Work instructions
Any picture among the records should be left out, please; retype the rest exactly.

Listing

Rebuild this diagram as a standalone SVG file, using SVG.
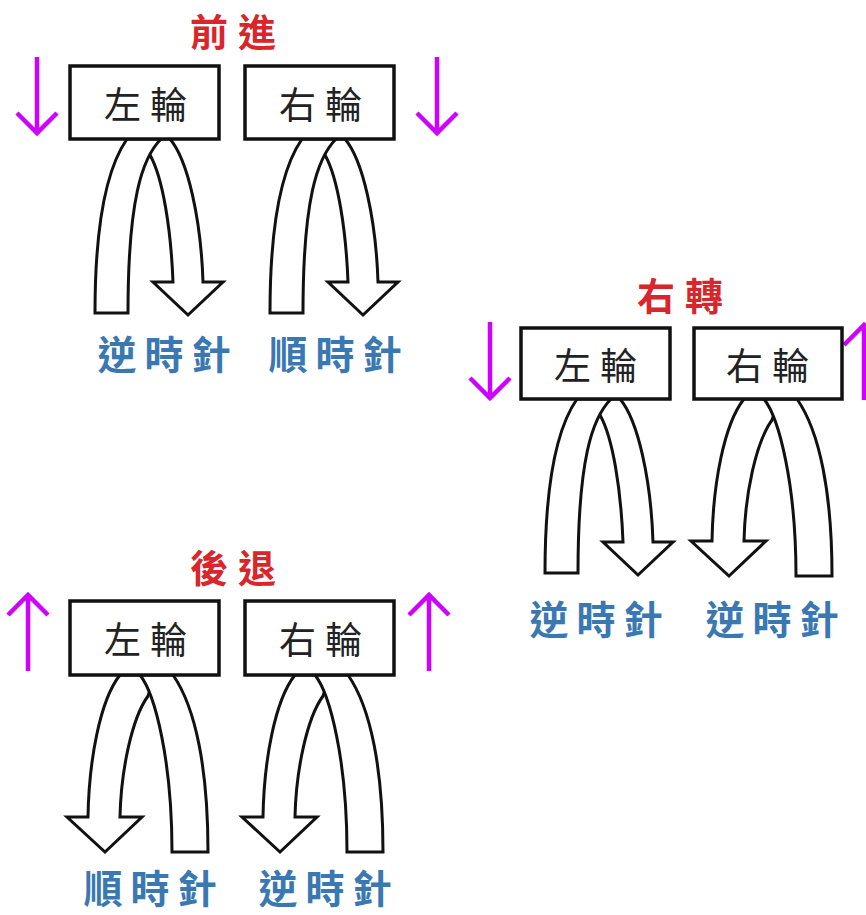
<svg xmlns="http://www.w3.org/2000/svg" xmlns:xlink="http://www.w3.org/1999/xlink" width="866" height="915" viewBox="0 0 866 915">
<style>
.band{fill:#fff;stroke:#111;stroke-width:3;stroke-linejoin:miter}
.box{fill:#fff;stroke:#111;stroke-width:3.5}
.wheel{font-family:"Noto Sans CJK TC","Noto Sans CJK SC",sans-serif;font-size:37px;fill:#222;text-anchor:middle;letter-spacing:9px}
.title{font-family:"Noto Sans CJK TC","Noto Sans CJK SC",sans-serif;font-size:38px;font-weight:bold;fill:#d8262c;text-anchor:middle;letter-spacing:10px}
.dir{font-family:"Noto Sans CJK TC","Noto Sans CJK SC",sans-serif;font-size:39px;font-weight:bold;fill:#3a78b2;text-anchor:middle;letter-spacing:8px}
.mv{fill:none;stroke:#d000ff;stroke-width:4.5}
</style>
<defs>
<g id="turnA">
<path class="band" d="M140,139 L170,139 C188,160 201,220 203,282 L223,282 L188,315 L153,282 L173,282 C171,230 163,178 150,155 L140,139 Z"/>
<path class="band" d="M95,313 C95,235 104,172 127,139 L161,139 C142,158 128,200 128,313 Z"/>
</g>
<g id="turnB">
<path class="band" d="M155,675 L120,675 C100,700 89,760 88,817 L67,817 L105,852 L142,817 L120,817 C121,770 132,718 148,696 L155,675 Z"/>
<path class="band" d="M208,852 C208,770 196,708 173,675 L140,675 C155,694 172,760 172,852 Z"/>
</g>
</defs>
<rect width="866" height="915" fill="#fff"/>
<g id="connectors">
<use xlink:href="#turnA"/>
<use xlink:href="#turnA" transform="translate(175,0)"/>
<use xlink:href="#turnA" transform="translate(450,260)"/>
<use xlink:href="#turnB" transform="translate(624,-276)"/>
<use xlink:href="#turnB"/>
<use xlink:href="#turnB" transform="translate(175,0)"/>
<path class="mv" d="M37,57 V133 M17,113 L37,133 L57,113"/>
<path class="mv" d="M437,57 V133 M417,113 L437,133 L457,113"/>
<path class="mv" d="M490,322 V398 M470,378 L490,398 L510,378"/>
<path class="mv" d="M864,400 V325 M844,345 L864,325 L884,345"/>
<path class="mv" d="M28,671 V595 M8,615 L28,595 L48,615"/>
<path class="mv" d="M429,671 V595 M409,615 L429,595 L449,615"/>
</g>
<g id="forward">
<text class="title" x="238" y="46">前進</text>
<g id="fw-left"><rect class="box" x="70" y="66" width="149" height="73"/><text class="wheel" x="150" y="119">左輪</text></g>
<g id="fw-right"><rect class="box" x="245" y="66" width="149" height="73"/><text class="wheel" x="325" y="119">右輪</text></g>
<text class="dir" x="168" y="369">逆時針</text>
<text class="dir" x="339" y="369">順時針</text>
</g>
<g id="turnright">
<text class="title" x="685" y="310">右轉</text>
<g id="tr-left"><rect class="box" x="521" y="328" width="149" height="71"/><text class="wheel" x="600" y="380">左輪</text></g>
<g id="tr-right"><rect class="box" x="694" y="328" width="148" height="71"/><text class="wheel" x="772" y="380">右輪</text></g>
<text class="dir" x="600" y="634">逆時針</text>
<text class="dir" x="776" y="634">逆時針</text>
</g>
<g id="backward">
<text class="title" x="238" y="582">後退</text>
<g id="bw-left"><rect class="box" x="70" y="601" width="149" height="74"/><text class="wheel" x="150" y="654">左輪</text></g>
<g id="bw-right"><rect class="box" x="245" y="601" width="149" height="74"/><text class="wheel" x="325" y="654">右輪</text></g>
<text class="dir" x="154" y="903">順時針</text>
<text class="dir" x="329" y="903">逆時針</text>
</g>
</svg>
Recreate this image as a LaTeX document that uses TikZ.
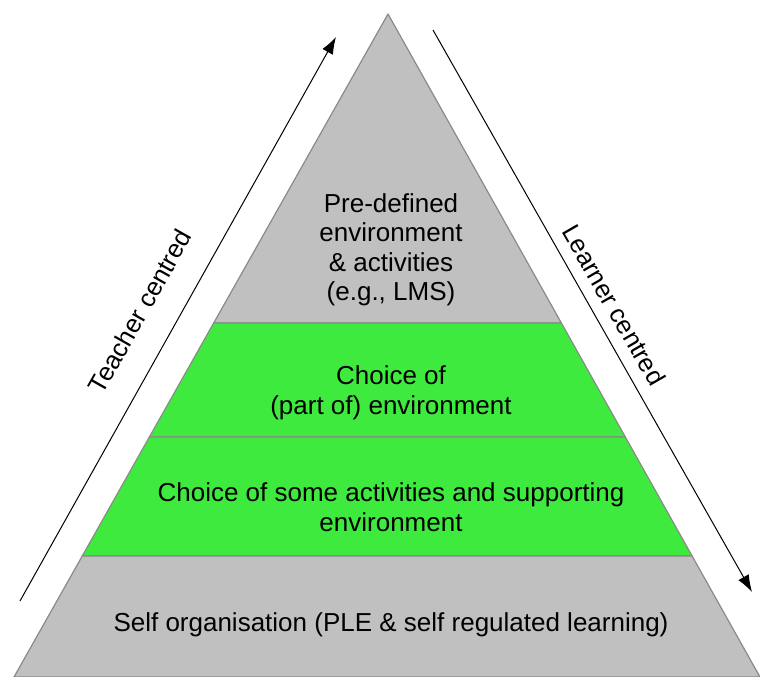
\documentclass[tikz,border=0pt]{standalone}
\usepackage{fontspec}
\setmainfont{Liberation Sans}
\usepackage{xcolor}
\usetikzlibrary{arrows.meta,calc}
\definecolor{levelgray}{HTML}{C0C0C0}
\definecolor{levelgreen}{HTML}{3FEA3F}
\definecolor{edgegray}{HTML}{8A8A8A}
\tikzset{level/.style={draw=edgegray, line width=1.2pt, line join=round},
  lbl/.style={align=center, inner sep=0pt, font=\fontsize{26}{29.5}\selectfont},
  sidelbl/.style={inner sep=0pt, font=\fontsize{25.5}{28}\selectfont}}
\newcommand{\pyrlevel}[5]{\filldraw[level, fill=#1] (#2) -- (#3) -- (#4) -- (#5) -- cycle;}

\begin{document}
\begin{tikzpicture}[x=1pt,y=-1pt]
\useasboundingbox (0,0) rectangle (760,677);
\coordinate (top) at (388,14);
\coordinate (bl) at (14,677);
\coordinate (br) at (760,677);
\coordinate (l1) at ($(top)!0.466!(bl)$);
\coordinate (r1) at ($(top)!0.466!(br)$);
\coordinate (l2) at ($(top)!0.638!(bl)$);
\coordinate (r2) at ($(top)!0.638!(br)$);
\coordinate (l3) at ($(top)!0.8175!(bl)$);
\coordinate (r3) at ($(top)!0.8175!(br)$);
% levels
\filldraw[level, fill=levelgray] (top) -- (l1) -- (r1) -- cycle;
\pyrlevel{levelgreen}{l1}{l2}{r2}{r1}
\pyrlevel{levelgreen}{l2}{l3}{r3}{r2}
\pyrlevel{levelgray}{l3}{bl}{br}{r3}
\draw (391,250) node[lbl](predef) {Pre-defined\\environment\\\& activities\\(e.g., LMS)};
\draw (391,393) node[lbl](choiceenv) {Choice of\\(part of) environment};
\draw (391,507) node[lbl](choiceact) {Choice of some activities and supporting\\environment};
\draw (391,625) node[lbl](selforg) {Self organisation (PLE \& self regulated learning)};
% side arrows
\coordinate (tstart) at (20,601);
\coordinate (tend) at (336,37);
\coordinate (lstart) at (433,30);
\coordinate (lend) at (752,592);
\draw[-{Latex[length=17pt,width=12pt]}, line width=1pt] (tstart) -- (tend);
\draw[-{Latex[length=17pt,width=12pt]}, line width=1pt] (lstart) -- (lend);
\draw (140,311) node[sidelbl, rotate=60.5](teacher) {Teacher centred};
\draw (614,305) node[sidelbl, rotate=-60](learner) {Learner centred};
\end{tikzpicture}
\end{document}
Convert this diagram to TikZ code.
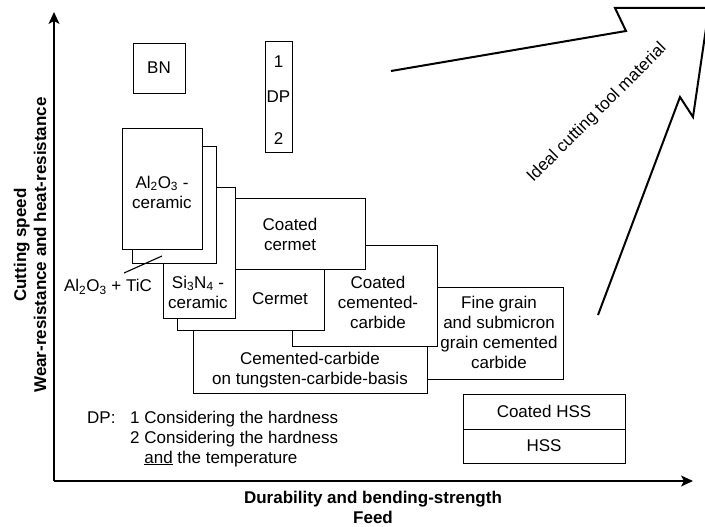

Written solution
Rebuild this diagram as a standalone SVG file, using SVG.
<svg xmlns="http://www.w3.org/2000/svg" xmlns:xlink="http://www.w3.org/1999/xlink" width="866" height="915" viewBox="0 0 866 915">
<style>
.band{fill:#fff;stroke:#111;stroke-width:3;stroke-linejoin:miter}
.box{fill:#fff;stroke:#111;stroke-width:3.5}
.wheel{font-family:"Noto Sans CJK TC","Noto Sans CJK SC",sans-serif;font-size:37px;fill:#222;text-anchor:middle;letter-spacing:9px}
.title{font-family:"Noto Sans CJK TC","Noto Sans CJK SC",sans-serif;font-size:38px;font-weight:bold;fill:#d8262c;text-anchor:middle;letter-spacing:10px}
.dir{font-family:"Noto Sans CJK TC","Noto Sans CJK SC",sans-serif;font-size:39px;font-weight:bold;fill:#3a78b2;text-anchor:middle;letter-spacing:8px}
.mv{fill:none;stroke:#d000ff;stroke-width:4.5}
</style>
<defs>
<g id="turnA">
<path class="band" d="M140,139 L170,139 C188,160 201,220 203,282 L223,282 L188,315 L153,282 L173,282 C171,230 163,178 150,155 L140,139 Z"/>
<path class="band" d="M95,313 C95,235 104,172 127,139 L161,139 C142,158 128,200 128,313 Z"/>
</g>
<g id="turnB">
<path class="band" d="M155,675 L120,675 C100,700 89,760 88,817 L67,817 L105,852 L142,817 L120,817 C121,770 132,718 148,696 L155,675 Z"/>
<path class="band" d="M208,852 C208,770 196,708 173,675 L140,675 C155,694 172,760 172,852 Z"/>
</g>
</defs>
<rect width="866" height="915" fill="#fff"/>
<g id="connectors">
<use xlink:href="#turnA"/>
<use xlink:href="#turnA" transform="translate(175,0)"/>
<use xlink:href="#turnA" transform="translate(450,260)"/>
<use xlink:href="#turnB" transform="translate(624,-276)"/>
<use xlink:href="#turnB"/>
<use xlink:href="#turnB" transform="translate(175,0)"/>
<path class="mv" d="M37,57 V133 M17,113 L37,133 L57,113"/>
<path class="mv" d="M437,57 V133 M417,113 L437,133 L457,113"/>
<path class="mv" d="M490,322 V398 M470,378 L490,398 L510,378"/>
<path class="mv" d="M864,400 V325 M844,345 L864,325 L884,345"/>
<path class="mv" d="M28,671 V595 M8,615 L28,595 L48,615"/>
<path class="mv" d="M429,671 V595 M409,615 L429,595 L449,615"/>
</g>
<g id="forward">
<text class="title" x="238" y="46">前進</text>
<g id="fw-left"><rect class="box" x="70" y="66" width="149" height="73"/><text class="wheel" x="150" y="119">左輪</text></g>
<g id="fw-right"><rect class="box" x="245" y="66" width="149" height="73"/><text class="wheel" x="325" y="119">右輪</text></g>
<text class="dir" x="168" y="369">逆時針</text>
<text class="dir" x="339" y="369">順時針</text>
</g>
<g id="turnright">
<text class="title" x="685" y="310">右轉</text>
<g id="tr-left"><rect class="box" x="521" y="328" width="149" height="71"/><text class="wheel" x="600" y="380">左輪</text></g>
<g id="tr-right"><rect class="box" x="694" y="328" width="148" height="71"/><text class="wheel" x="772" y="380">右輪</text></g>
<text class="dir" x="600" y="634">逆時針</text>
<text class="dir" x="776" y="634">逆時針</text>
</g>
<g id="backward">
<text class="title" x="238" y="582">後退</text>
<g id="bw-left"><rect class="box" x="70" y="601" width="149" height="74"/><text class="wheel" x="150" y="654">左輪</text></g>
<g id="bw-right"><rect class="box" x="245" y="601" width="149" height="74"/><text class="wheel" x="325" y="654">右輪</text></g>
<text class="dir" x="154" y="903">順時針</text>
<text class="dir" x="329" y="903">逆時針</text>
</g>
</svg>
Recreate this image as a LaTeX document that uses TikZ.
\documentclass[tikz,border=0pt]{standalone}
\usepackage{fontspec}
\setmainfont{Liberation Sans}
\usepackage{xcolor}
\usetikzlibrary{arrows.meta,calc}
\definecolor{levelgray}{HTML}{C0C0C0}
\definecolor{levelgreen}{HTML}{3FEA3F}
\definecolor{edgegray}{HTML}{8A8A8A}
\tikzset{level/.style={draw=edgegray, line width=1.2pt, line join=round},
  lbl/.style={align=center, inner sep=0pt, font=\fontsize{26}{29.5}\selectfont},
  sidelbl/.style={inner sep=0pt, font=\fontsize{25.5}{28}\selectfont}}
\newcommand{\pyrlevel}[5]{\filldraw[level, fill=#1] (#2) -- (#3) -- (#4) -- (#5) -- cycle;}

\begin{document}
\begin{tikzpicture}[x=1pt,y=-1pt]
\useasboundingbox (0,0) rectangle (760,677);
\coordinate (top) at (388,14);
\coordinate (bl) at (14,677);
\coordinate (br) at (760,677);
\coordinate (l1) at ($(top)!0.466!(bl)$);
\coordinate (r1) at ($(top)!0.466!(br)$);
\coordinate (l2) at ($(top)!0.638!(bl)$);
\coordinate (r2) at ($(top)!0.638!(br)$);
\coordinate (l3) at ($(top)!0.8175!(bl)$);
\coordinate (r3) at ($(top)!0.8175!(br)$);
% levels
\filldraw[level, fill=levelgray] (top) -- (l1) -- (r1) -- cycle;
\pyrlevel{levelgreen}{l1}{l2}{r2}{r1}
\pyrlevel{levelgreen}{l2}{l3}{r3}{r2}
\pyrlevel{levelgray}{l3}{bl}{br}{r3}
\draw (391,250) node[lbl](predef) {Pre-defined\\environment\\\& activities\\(e.g., LMS)};
\draw (391,393) node[lbl](choiceenv) {Choice of\\(part of) environment};
\draw (391,507) node[lbl](choiceact) {Choice of some activities and supporting\\environment};
\draw (391,625) node[lbl](selforg) {Self organisation (PLE \& self regulated learning)};
% side arrows
\coordinate (tstart) at (20,601);
\coordinate (tend) at (336,37);
\coordinate (lstart) at (433,30);
\coordinate (lend) at (752,592);
\draw[-{Latex[length=17pt,width=12pt]}, line width=1pt] (tstart) -- (tend);
\draw[-{Latex[length=17pt,width=12pt]}, line width=1pt] (lstart) -- (lend);
\draw (140,311) node[sidelbl, rotate=60.5](teacher) {Teacher centred};
\draw (614,305) node[sidelbl, rotate=-60](learner) {Learner centred};
\end{tikzpicture}
\end{document}
Convert this diagram to TikZ code.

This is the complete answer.